New York (AFP) – Lesley Gore, who became a breakthrough teen star with her 1963 hit “It’s My Party” and emerged as an early feminist in pop music, has died at 68.
Her death was announced by her longtime partner, jewelry designer Lois Sasson, who said that Gore died from lung cancer at a New York City hospital.
Gore, born as Lesley Goldstein, was a middle-class teenager when, as legend has it, one of her recordings from a voice lesson in New York found its way to legendary producer Quincy Jones.
Built up with studio effects including a doubling of Gore’s voice and backing horns, “It’s My Party” turned the 16-year-old into a pop sensation well before the concept of a teenybopper star was mainstream.
The lyrics to the song — “It’s my party / And I’ll cry if I want to / You would cry, too, if it happened to you” — have become quotable for generations of Americans charmed by the song’s tale of a girl stood up by a boyfriend who leaves with “Judy.”

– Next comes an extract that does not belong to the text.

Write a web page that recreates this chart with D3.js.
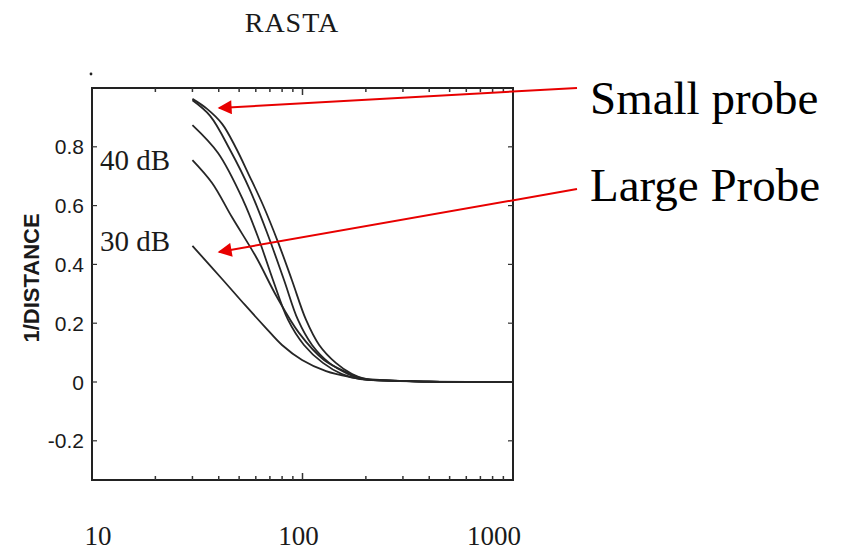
<!DOCTYPE html>
<html>
<head>
<meta charset="utf-8">
<script src="https://cdn.jsdelivr.net/npm/d3@7"></script>
<style>
  body { margin: 0; background: #fff; }
  svg { display: block; }
</style>
</head>
<body>
<div id="my_chart"></div>
<script>
// [frequency, 1/DISTANCE] points, one array per curve (top to bottom)
var curveA = [[30,0.963],[35.2,0.929],[41.5,0.878],[48.3,0.796],[55.7,0.704],[64.9,0.602],[76.5,0.476],[89,0.347],[104,0.211],[120,0.126],[144,0.065],[172,0.027],[200,0.010],[290,0.004],[400,0.001],[1000,0]];
var curveB = [[30,0.958],[36.4,0.905],[45.3,0.789],[56.3,0.653],[68.5,0.500],[81.7,0.347],[95.2,0.211],[111,0.126],[134,0.065],[165,0.027],[194,0.010],[290,0.004],[400,0.001],[1000,0]];
var curveC = [[30,0.874],[39.7,0.779],[52.2,0.619],[62.2,0.483],[72.4,0.347],[85.4,0.211],[101.6,0.126],[125,0.065],[154,0.027],[188,0.010],[290,0.004],[400,0.001],[1000,0]];
var curveD = [[30,0.755],[37.2,0.677],[46.2,0.561],[60.2,0.425],[75.6,0.289],[96.2,0.167],[126.5,0.075],[164.6,0.031],[188,0.014],[290,0.004],[400,0.001],[1000,0]];
var curveE = [[30,0.463],[41.9,0.347],[53.3,0.262],[66.4,0.187],[79.9,0.126],[99.5,0.075],[129.4,0.037],[168,0.017],[209,0.007],[290,0.003],[400,0.001],[1000,0]];

var yTicks = [-0.2, 0, 0.2, 0.4, 0.6, 0.8];
var yTickLabels = ["-0.2", "0", "0.2", "0.4", "0.6", "0.8"];
var xLabels = [10, 100, 1000];
var xMinor = [20, 30, 40, 50, 60, 70, 80, 90, 100, 200, 300, 400, 500, 600, 700, 800, 900];

var width = 842, height = 553;
var svg = d3.select("#my_chart").append("svg")
  .attr("width", width).attr("height", height);

var x = d3.scaleLog().domain([10, 1000]).range([92, 513]);
var y = d3.scaleLinear().domain([-1/3, 1]).range([480, 88]);

// title
svg.append("text").attr("x", 292).attr("y", 32).text("RASTA")
  .style("font-family", "Liberation Serif").style("font-size", "28px")
  .style("letter-spacing", "1px").attr("text-anchor", "middle").attr("fill", "#1a1a1a");

// stray dot top-left of the frame
svg.append("circle").attr("cx", 91).attr("cy", 74).attr("r", 1.4).attr("fill", "#222");

// frame
svg.append("rect").attr("x", x(10)).attr("y", y(1))
  .attr("width", x(1000) - x(10)).attr("height", y(-1/3) - y(1))
  .attr("fill", "none").attr("stroke", "#222").attr("stroke-width", 2);

// y ticks, inward on both sides
yTicks.forEach(function(t, i) {
  svg.append("line").attr("x1", x(10)).attr("x2", x(10) + 5).attr("y1", y(t)).attr("y2", y(t))
    .attr("stroke", "#333").attr("stroke-width", 1.2);
  svg.append("line").attr("x1", x(1000)).attr("x2", x(1000) - 5).attr("y1", y(t)).attr("y2", y(t))
    .attr("stroke", "#333").attr("stroke-width", 1.2);
  svg.append("text").attr("x", 84).attr("y", y(t)).text(yTickLabels[i])
    .attr("text-anchor", "end").attr("dominant-baseline", "central")
    .style("font-family", "Liberation Sans").style("font-size", "21px").attr("fill", "#1a1a1a");
});

// x ticks, inward top and bottom
xMinor.forEach(function(t) {
  var len = (t === 100) ? 7 : 4;
  svg.append("line").attr("x1", x(t)).attr("x2", x(t)).attr("y1", y(-1/3)).attr("y2", y(-1/3) - len)
    .attr("stroke", "#333").attr("stroke-width", 1.5);
  svg.append("line").attr("x1", x(t)).attr("x2", x(t)).attr("y1", y(1)).attr("y2", y(1) + len)
    .attr("stroke", "#333").attr("stroke-width", 1.5);
});

// x labels sit a little off their ticks in the original scan
var xLabelShift = {10: 6, 100: -4, 1000: -19};
xLabels.forEach(function(t) {
  svg.append("text").attr("x", x(t) + xLabelShift[t]).attr("y", 545).text(t)
    .attr("text-anchor", "middle")
    .style("font-family", "Liberation Serif").style("font-size", "27px").attr("fill", "#1a1a1a");
});

// y axis title
svg.append("text")
  .attr("transform", "translate(" + 39 + "," + 278 + ") rotate(-90)")
  .text("1/DISTANCE").attr("text-anchor", "middle")
  .style("font-family", "Liberation Sans").style("font-weight", "bold")
  .style("font-size", "22px").attr("fill", "#1a1a1a");

// curves
var line = d3.line()
  .x(function(d) { return x(d[0]); })
  .y(function(d) { return y(d[1]); })
  .curve(d3.curveCatmullRom.alpha(0.5));

[curveA, curveB, curveC, curveD, curveE].forEach(function(pts) {
  svg.append("path").datum(pts).attr("d", line)
    .attr("fill", "none").attr("stroke", "#262626").attr("stroke-width", 1.8);
});

// curve labels
svg.append("text").attr("x", 100).attr("y", 170).text("40 dB")
  .style("font-family", "Liberation Serif").style("font-size", "29px").attr("fill", "#1a1a1a");
svg.append("text").attr("x", 100).attr("y", 251).text("30 dB")
  .style("font-family", "Liberation Serif").style("font-size", "29px").attr("fill", "#1a1a1a");

// red annotation arrows
svg.append("defs").append("marker")
  .attr("id", "arrowHead").attr("viewBox", "0 0 10 10")
  .attr("refX", 9).attr("refY", 5)
  .attr("markerUnits", "userSpaceOnUse")
  .attr("markerWidth", 18).attr("markerHeight", 14)
  .attr("orient", "auto")
  .append("path").attr("d", "M0,0 L10,5 L0,10 Z").attr("fill", "#e80000");

svg.append("line").attr("x1", 577).attr("y1", 88).attr("x2", 219).attr("y2", 108)
  .attr("stroke", "#e80000").attr("stroke-width", 2).attr("marker-end", "url(#arrowHead)");
svg.append("line").attr("x1", 577).attr("y1", 189).attr("x2", 219).attr("y2", 252)
  .attr("stroke", "#e80000").attr("stroke-width", 2).attr("marker-end", "url(#arrowHead)");

svg.append("text").attr("x", 590).attr("y", 114).text("Small probe")
  .style("font-family", "Liberation Serif").style("font-size", "47px").attr("fill", "#000");
svg.append("text").attr("x", 590).attr("y", 201).text("Large Probe")
  .style("font-family", "Liberation Serif").style("font-size", "47px").attr("fill", "#000");
</script>
</body>
</html>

Even as the song evoked the dating scene in the conservative post-World War II era, Gore herself was lesbian, although she says that she did not realize her sexual orientation until she was in her 20s.
Gore soon afterward scored another hit with “You Don’t Own Me,” in which the teenager demanded of her partner: “Don’t tell me what to do / And don’t tell me what to say / And please, when I go out with you, don’t put me on display.”
The song, later covered by Dusty Springfield and by a trio including Bette Midler in the movie “The First Wives Club,” was unusually forthright in an era long before Beyonce and other successful women in music have embraced feminism.
In a 2005 interview, Gore said that unlike Hollywood, the music industry has “always been a man’s world.”
“It’s always been a patriarchal situation, and it always puts women, not necessarily down, but certainly on a lower rung,” she told AfterEllen, an online publication about lesbian and bisexual women in entertainment.
However, she credited Jones as a “great mentor,” saying that he was “a very sensitive man and a beautiful human being.”
“He was able to get a great performance out of me because he made me feel comfortable in the studio,” Gore said.